Moseley made the announcement Tuesday, saying he’ll leave the ferry system in a stronger position than it was six years ago when he took the job.

He cited progress on building new, safer boats, but warned the system needs a sustainable funding source in the near future.

“I’m pleased with the progress we’ve made. But it is now time for the next person to build on our successes, correct our mistakes and continue to move the system forward,” Moseley said.

The state ferry system has been beleaguered by money and staff issues. Last September, Moseley apologized after 31 ferry trips were canceled over a single weekend. The ferries system also came under intense scrutiny in a KING 5 investigative series that questioned millions of dollars in potential waste and problems with accountability.

But Moseley’s tenure was praised by key state lawmakers, who credited him with pushing for reforms and a stable funding base for the system.

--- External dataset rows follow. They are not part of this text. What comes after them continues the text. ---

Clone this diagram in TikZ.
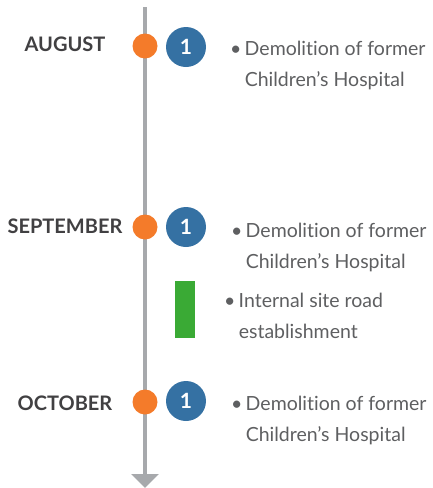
\documentclass[tikz,border=0pt]{standalone}
\usepackage{fontspec}
\setmainfont[Ligatures={NoCommon,NoRare}]{Lato}
\usetikzlibrary{arrows.meta}
\definecolor{axisgray}{HTML}{A7A9AC}
\definecolor{monthgray}{HTML}{414042}
\definecolor{itemgray}{HTML}{5E5F61}
\definecolor{dotorange}{HTML}{F47B2A}
\definecolor{numblue}{HTML}{3571A3}
\definecolor{roadgreen}{HTML}{3AAA35}

\begin{document}
\begin{tikzpicture}[x=1pt, y=-1pt,
    month/.style={anchor=base, text=monthgray, font=\fontsize{20}{24}\selectfont\bfseries},
    dot/.style={circle, fill=dotorange, inner sep=0pt, minimum size=25pt},
    num/.style={circle, fill=numblue, inner sep=0pt, minimum size=40pt, text=white, font=\fontsize{21}{24}\selectfont\bfseries},
    item/.style={anchor=base west, align=left, inner sep=0pt, text=itemgray, font=\fontsize{19.5}{31}\selectfont}]
      \useasboundingbox (0,0) rectangle (433,488);
      \coordinate (top) at (145,7);
      \coordinate (bottom) at (145,488);
      \draw[axisgray, line width=3.5pt, -{Triangle[width=27pt, length=14pt]}] (top) -- (bottom);

      \node[month] (aug) at (65,51) {AUGUST};
      \node[month] (sep) at (65,233) {SEPTEMBER};
      \node[month] (oct) at (65,410) {OCTOBER};

      \node[dot] (augdot) at (145,46) {};
      \node[dot] (sepdot) at (145,227) {};
      \node[dot] (octdot) at (145,402) {};

      \node[num] (augnum) at (186,47) {1};
      \node[num] (sepnum) at (186,227) {1};
      \node[num] (octnum) at (186,401) {1};
      \node[fill=roadgreen, inner sep=0pt, minimum width=20pt, minimum height=57pt] (road) at (185,309.5) {};

      \node[item] (augtext) at (230,86) {\textbullet\,Demolition of former\\\phantom{\textbullet\,}Children’s Hospital};
      \node[item] (septext) at (231,268) {\textbullet\,Demolition of former\\\phantom{\textbullet\,}Children’s Hospital};
      \node[item] (roadtext) at (224,338) {\textbullet\,Internal site road\\\phantom{\textbullet\,}establishment};
      \node[item] (octtext) at (231,441) {\textbullet\,Demolition of former\\\phantom{\textbullet\,}Children’s Hospital};
    \end{tikzpicture}
\end{document}
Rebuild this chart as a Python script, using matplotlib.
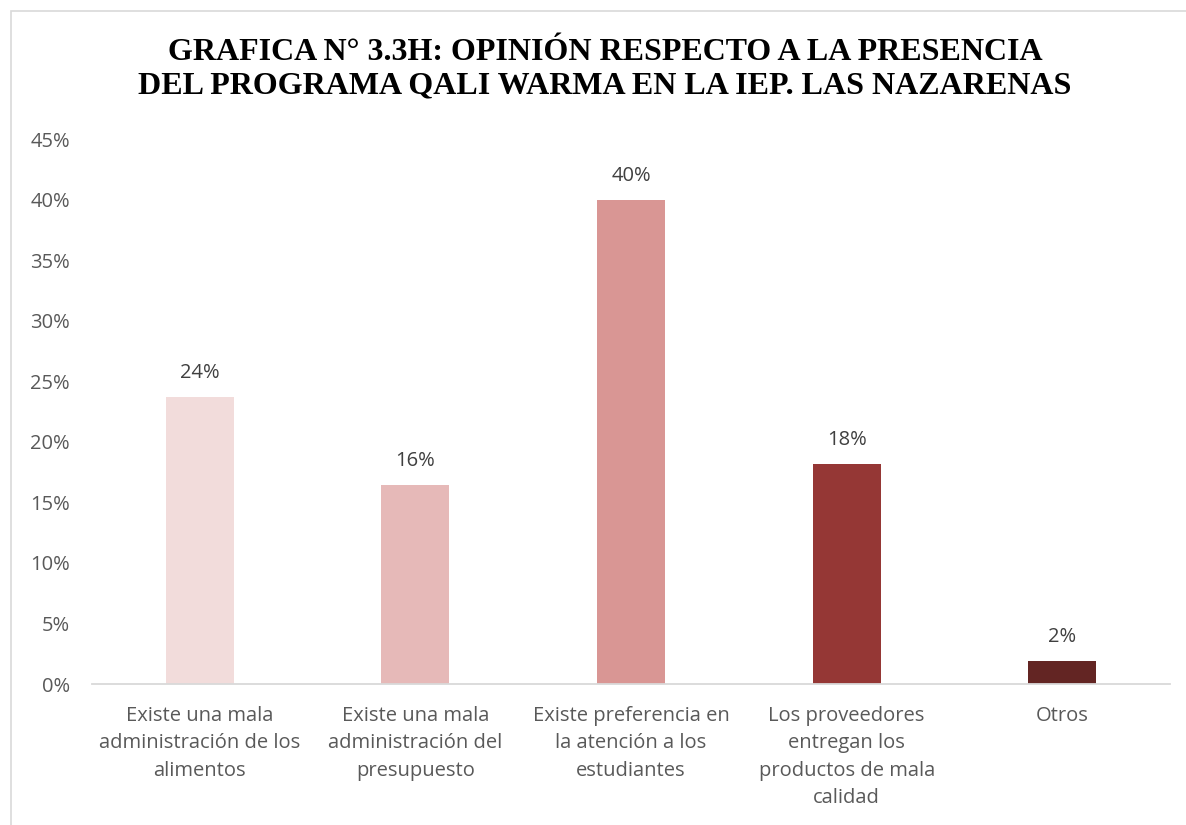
import matplotlib.pyplot as plt
from matplotlib.patches import Rectangle

# datos
categorias = ['Existe una mala\nadministración de los\nalimentos',
              'Existe una mala\nadministración del\npresupuesto',
              'Existe preferencia en\nla atención a los\nestudiantes',
              'Los proveedores\nentregan los\nproductos de mala\ncalidad',
              'Otros']
valores = [23.7, 16.4, 40.0, 18.2, 1.9]
etiquetas = ['24%', '16%', '40%', '18%', '2%']
colores = ['#F2DCDB', '#E6B9B8', '#D99694', '#953735', '#632523']
ticks = [0, 5, 10, 15, 20, 25, 30, 35, 40, 45]

plt.rcParams['font.family'] = ['Open Sans', 'DejaVu Sans']

fig = plt.figure(figsize=(11.86, 8.25), dpi=100)
ax = fig.add_axes([0.0776, 0.1709, 0.909, 0.6606])

x = range(len(categorias))
ax.bar(x, valores, width=0.315, color=colores, zorder=2)

for i, v in enumerate(valores):
    ax.text(i, v + 1.15, etiquetas[i], ha='center', va='bottom', fontsize=14.5, color='#404040')

ax.set_xlim(-0.5, len(categorias) - 0.5)
ax.set_ylim(0, 45)
ax.set_yticks(ticks)
ax.set_yticklabels([f'{t}%' for t in ticks], fontsize=14.5, color='#595959')
ax.set_xticks(list(x))
ax.set_xticklabels(categorias, fontsize=14.5, color='#595959', linespacing=1.48)
ax.tick_params(axis='both', length=0)
ax.tick_params(axis='y', pad=16)
ax.tick_params(axis='x', pad=16)

for s in ['top', 'right', 'left']:
    ax.spines[s].set_visible(False)
ax.spines['bottom'].set_color('#D9D9D9')
ax.spines['bottom'].set_linewidth(1.3)

fig.text(0.51, 0.916, 'GRAFICA N° 3.3H: OPINIÓN RESPECTO A LA PRESENCIA\nDEL PROGRAMA QALI WARMA EN LA IEP. LAS NAZARENAS',
         ha='center', va='center', fontsize=23, fontweight='bold',
         family='Liberation Serif', color='black', linespacing=1.2)

# marco del grafico
fig.patches.append(Rectangle((11 / 1186, -0.1), 1.2, 1 - 11 / 825 + 0.1, transform=fig.transFigure,
                             fill=False, edgecolor='#D9D9D9', linewidth=1.2))

fig.savefig('out.png', dpi=100)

“I think he can hold his head up high,” said state Rep. Judy Clibborn, D-Mercer Island, who chairs the House Transportation Committee. “There is always room for improvement, but I think David did a good job.”

State Sen. Curtis King, R-Yakima, who co-chairs the Senate Transportation Committee, said he was disappointed to learn of Moseley’s departure.

“When he took over the ferries division in 2008 it was in disarray,” King said. “Over the last six years, he has turned the division around and finally has it heading in a positive direction.”

Moseley, assistant secretary for the state Department of Transportation, said he’d planned for some time to step down after the 2014 legislative session.

Moseley said he was happy lawmakers made progress on ferry funding this year — passing a bill to provide a dedicated revenue source for ferry construction.

But lawmakers failed to reach agreement on a broader transportation package including a sustainable funding source for ferry operations. That needs to happen soon to maintain the services people expect, Moseley said.

The state ferry system includes 22 boats that carry more than 20 million passengers a year.

“It’s hard to run the largest ferry system in North America on a shoestring,” Moseley said. “This is great system that needs to be financially supported. It’s not a gift, it costs money.”

Jaime Smith, a spokeswoman for Gov. Jay Inslee, said there was no pressure on Moseley to resign. She said a nationwide search will be conducted for his replacement.